*WRITTEN TASK*
Write out the records that appear below, verbatim and complete, but without pictures.

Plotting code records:
+ + +

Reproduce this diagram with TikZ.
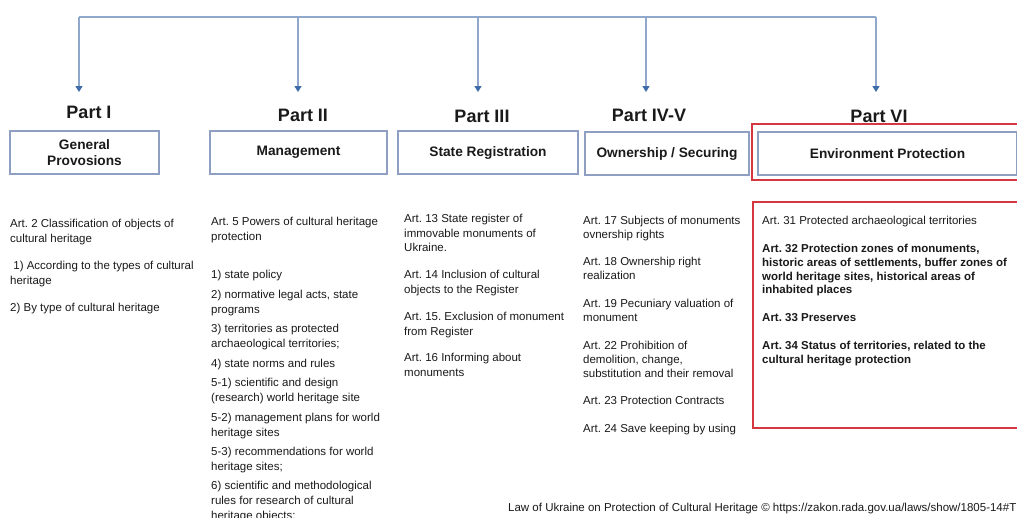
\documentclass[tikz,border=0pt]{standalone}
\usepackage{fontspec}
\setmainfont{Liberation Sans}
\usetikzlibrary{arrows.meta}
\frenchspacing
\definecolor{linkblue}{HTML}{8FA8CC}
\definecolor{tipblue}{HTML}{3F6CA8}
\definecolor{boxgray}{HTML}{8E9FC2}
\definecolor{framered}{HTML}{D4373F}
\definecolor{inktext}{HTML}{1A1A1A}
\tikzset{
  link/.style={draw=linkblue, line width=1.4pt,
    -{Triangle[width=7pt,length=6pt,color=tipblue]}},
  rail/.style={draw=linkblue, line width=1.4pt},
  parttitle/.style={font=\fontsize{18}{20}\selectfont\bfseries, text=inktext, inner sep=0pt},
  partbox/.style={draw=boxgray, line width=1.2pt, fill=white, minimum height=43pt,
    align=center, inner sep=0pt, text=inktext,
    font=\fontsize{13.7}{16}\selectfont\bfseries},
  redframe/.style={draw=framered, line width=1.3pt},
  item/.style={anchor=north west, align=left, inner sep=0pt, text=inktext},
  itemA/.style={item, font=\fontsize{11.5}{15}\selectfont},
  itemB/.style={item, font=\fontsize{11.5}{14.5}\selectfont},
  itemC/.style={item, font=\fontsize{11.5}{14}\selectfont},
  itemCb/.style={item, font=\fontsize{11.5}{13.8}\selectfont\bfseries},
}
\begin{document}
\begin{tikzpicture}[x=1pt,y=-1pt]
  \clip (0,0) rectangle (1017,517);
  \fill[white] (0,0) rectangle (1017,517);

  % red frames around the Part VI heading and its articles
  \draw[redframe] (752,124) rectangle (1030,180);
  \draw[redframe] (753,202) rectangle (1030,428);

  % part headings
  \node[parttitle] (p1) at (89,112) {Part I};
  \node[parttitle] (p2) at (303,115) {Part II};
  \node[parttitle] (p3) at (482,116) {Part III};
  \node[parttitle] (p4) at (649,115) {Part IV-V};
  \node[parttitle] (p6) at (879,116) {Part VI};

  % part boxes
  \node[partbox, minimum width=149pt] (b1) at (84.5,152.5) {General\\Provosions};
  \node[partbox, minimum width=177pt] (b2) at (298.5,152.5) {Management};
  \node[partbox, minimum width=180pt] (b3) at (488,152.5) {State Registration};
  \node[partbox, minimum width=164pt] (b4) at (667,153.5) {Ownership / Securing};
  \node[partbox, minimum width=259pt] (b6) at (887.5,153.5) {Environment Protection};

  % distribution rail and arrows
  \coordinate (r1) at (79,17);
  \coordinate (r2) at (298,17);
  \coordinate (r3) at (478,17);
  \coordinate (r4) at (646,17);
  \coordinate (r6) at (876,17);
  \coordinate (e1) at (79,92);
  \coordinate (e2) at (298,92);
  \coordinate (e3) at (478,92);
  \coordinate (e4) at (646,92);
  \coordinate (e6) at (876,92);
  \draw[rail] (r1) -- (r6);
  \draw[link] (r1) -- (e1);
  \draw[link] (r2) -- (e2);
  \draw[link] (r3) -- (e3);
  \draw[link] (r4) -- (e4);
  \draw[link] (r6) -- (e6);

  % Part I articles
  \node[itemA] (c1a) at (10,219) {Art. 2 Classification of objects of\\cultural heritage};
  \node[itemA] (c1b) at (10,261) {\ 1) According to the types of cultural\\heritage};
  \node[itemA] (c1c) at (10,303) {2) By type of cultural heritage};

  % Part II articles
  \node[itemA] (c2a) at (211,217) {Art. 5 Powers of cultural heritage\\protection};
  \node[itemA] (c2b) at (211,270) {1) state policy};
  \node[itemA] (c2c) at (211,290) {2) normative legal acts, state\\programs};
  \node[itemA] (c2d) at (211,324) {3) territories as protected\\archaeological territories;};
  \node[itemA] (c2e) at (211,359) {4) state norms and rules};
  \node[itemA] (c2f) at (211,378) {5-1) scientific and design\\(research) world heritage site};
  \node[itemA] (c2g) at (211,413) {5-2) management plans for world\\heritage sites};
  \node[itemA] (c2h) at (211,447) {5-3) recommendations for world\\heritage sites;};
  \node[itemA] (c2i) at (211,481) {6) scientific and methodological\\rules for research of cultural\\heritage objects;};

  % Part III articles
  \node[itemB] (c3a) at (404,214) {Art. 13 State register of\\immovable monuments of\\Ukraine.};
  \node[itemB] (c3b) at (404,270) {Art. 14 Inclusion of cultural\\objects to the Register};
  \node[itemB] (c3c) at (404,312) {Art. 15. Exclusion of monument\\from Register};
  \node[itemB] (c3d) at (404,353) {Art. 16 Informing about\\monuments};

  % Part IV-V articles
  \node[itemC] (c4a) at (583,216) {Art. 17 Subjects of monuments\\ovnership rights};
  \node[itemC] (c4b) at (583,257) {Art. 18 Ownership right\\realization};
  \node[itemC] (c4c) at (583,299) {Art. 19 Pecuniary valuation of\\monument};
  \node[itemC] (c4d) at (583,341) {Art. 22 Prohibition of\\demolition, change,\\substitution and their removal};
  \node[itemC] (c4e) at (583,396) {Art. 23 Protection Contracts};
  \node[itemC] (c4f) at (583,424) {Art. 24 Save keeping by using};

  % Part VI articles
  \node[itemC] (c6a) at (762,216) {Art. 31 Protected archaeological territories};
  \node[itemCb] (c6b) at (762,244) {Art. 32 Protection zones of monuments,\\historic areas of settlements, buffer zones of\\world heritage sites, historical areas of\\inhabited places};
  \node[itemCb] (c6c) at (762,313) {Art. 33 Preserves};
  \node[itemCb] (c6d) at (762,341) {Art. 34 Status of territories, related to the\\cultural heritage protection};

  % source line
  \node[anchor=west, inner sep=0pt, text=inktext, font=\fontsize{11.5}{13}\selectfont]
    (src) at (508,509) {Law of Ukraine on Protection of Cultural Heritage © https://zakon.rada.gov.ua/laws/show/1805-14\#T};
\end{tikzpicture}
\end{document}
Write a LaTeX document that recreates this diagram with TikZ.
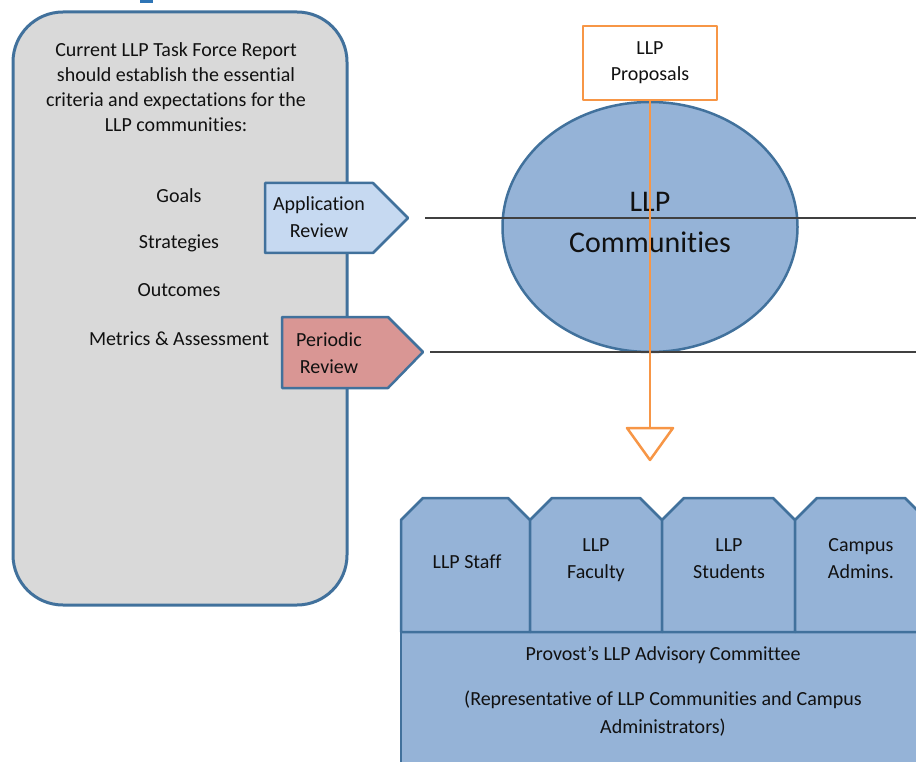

+ + +

*EXERCISE SOLUTION*
Reproduce this diagram with TikZ.
\documentclass[tikz,border=0pt]{standalone}
\usepackage{fontspec}
\setmainfont{Liberation Sans}
\usetikzlibrary{arrows.meta}
\frenchspacing
\definecolor{linkblue}{HTML}{8FA8CC}
\definecolor{tipblue}{HTML}{3F6CA8}
\definecolor{boxgray}{HTML}{8E9FC2}
\definecolor{framered}{HTML}{D4373F}
\definecolor{inktext}{HTML}{1A1A1A}
\tikzset{
  link/.style={draw=linkblue, line width=1.4pt,
    -{Triangle[width=7pt,length=6pt,color=tipblue]}},
  rail/.style={draw=linkblue, line width=1.4pt},
  parttitle/.style={font=\fontsize{18}{20}\selectfont\bfseries, text=inktext, inner sep=0pt},
  partbox/.style={draw=boxgray, line width=1.2pt, fill=white, minimum height=43pt,
    align=center, inner sep=0pt, text=inktext,
    font=\fontsize{13.7}{16}\selectfont\bfseries},
  redframe/.style={draw=framered, line width=1.3pt},
  item/.style={anchor=north west, align=left, inner sep=0pt, text=inktext},
  itemA/.style={item, font=\fontsize{11.5}{15}\selectfont},
  itemB/.style={item, font=\fontsize{11.5}{14.5}\selectfont},
  itemC/.style={item, font=\fontsize{11.5}{14}\selectfont},
  itemCb/.style={item, font=\fontsize{11.5}{13.8}\selectfont\bfseries},
}
\begin{document}
\begin{tikzpicture}[x=1pt,y=-1pt]
  \clip (0,0) rectangle (1017,517);
  \fill[white] (0,0) rectangle (1017,517);

  % red frames around the Part VI heading and its articles
  \draw[redframe] (752,124) rectangle (1030,180);
  \draw[redframe] (753,202) rectangle (1030,428);

  % part headings
  \node[parttitle] (p1) at (89,112) {Part I};
  \node[parttitle] (p2) at (303,115) {Part II};
  \node[parttitle] (p3) at (482,116) {Part III};
  \node[parttitle] (p4) at (649,115) {Part IV-V};
  \node[parttitle] (p6) at (879,116) {Part VI};

  % part boxes
  \node[partbox, minimum width=149pt] (b1) at (84.5,152.5) {General\\Provosions};
  \node[partbox, minimum width=177pt] (b2) at (298.5,152.5) {Management};
  \node[partbox, minimum width=180pt] (b3) at (488,152.5) {State Registration};
  \node[partbox, minimum width=164pt] (b4) at (667,153.5) {Ownership / Securing};
  \node[partbox, minimum width=259pt] (b6) at (887.5,153.5) {Environment Protection};

  % distribution rail and arrows
  \coordinate (r1) at (79,17);
  \coordinate (r2) at (298,17);
  \coordinate (r3) at (478,17);
  \coordinate (r4) at (646,17);
  \coordinate (r6) at (876,17);
  \coordinate (e1) at (79,92);
  \coordinate (e2) at (298,92);
  \coordinate (e3) at (478,92);
  \coordinate (e4) at (646,92);
  \coordinate (e6) at (876,92);
  \draw[rail] (r1) -- (r6);
  \draw[link] (r1) -- (e1);
  \draw[link] (r2) -- (e2);
  \draw[link] (r3) -- (e3);
  \draw[link] (r4) -- (e4);
  \draw[link] (r6) -- (e6);

  % Part I articles
  \node[itemA] (c1a) at (10,219) {Art. 2 Classification of objects of\\cultural heritage};
  \node[itemA] (c1b) at (10,261) {\ 1) According to the types of cultural\\heritage};
  \node[itemA] (c1c) at (10,303) {2) By type of cultural heritage};

  % Part II articles
  \node[itemA] (c2a) at (211,217) {Art. 5 Powers of cultural heritage\\protection};
  \node[itemA] (c2b) at (211,270) {1) state policy};
  \node[itemA] (c2c) at (211,290) {2) normative legal acts, state\\programs};
  \node[itemA] (c2d) at (211,324) {3) territories as protected\\archaeological territories;};
  \node[itemA] (c2e) at (211,359) {4) state norms and rules};
  \node[itemA] (c2f) at (211,378) {5-1) scientific and design\\(research) world heritage site};
  \node[itemA] (c2g) at (211,413) {5-2) management plans for world\\heritage sites};
  \node[itemA] (c2h) at (211,447) {5-3) recommendations for world\\heritage sites;};
  \node[itemA] (c2i) at (211,481) {6) scientific and methodological\\rules for research of cultural\\heritage objects;};

  % Part III articles
  \node[itemB] (c3a) at (404,214) {Art. 13 State register of\\immovable monuments of\\Ukraine.};
  \node[itemB] (c3b) at (404,270) {Art. 14 Inclusion of cultural\\objects to the Register};
  \node[itemB] (c3c) at (404,312) {Art. 15. Exclusion of monument\\from Register};
  \node[itemB] (c3d) at (404,353) {Art. 16 Informing about\\monuments};

  % Part IV-V articles
  \node[itemC] (c4a) at (583,216) {Art. 17 Subjects of monuments\\ovnership rights};
  \node[itemC] (c4b) at (583,257) {Art. 18 Ownership right\\realization};
  \node[itemC] (c4c) at (583,299) {Art. 19 Pecuniary valuation of\\monument};
  \node[itemC] (c4d) at (583,341) {Art. 22 Prohibition of\\demolition, change,\\substitution and their removal};
  \node[itemC] (c4e) at (583,396) {Art. 23 Protection Contracts};
  \node[itemC] (c4f) at (583,424) {Art. 24 Save keeping by using};

  % Part VI articles
  \node[itemC] (c6a) at (762,216) {Art. 31 Protected archaeological territories};
  \node[itemCb] (c6b) at (762,244) {Art. 32 Protection zones of monuments,\\historic areas of settlements, buffer zones of\\world heritage sites, historical areas of\\inhabited places};
  \node[itemCb] (c6c) at (762,313) {Art. 33 Preserves};
  \node[itemCb] (c6d) at (762,341) {Art. 34 Status of territories, related to the\\cultural heritage protection};

  % source line
  \node[anchor=west, inner sep=0pt, text=inktext, font=\fontsize{11.5}{13}\selectfont]
    (src) at (508,509) {Law of Ukraine on Protection of Cultural Heritage © https://zakon.rada.gov.ua/laws/show/1805-14\#T};
\end{tikzpicture}
\end{document}
Write a LaTeX document that recreates this diagram with TikZ.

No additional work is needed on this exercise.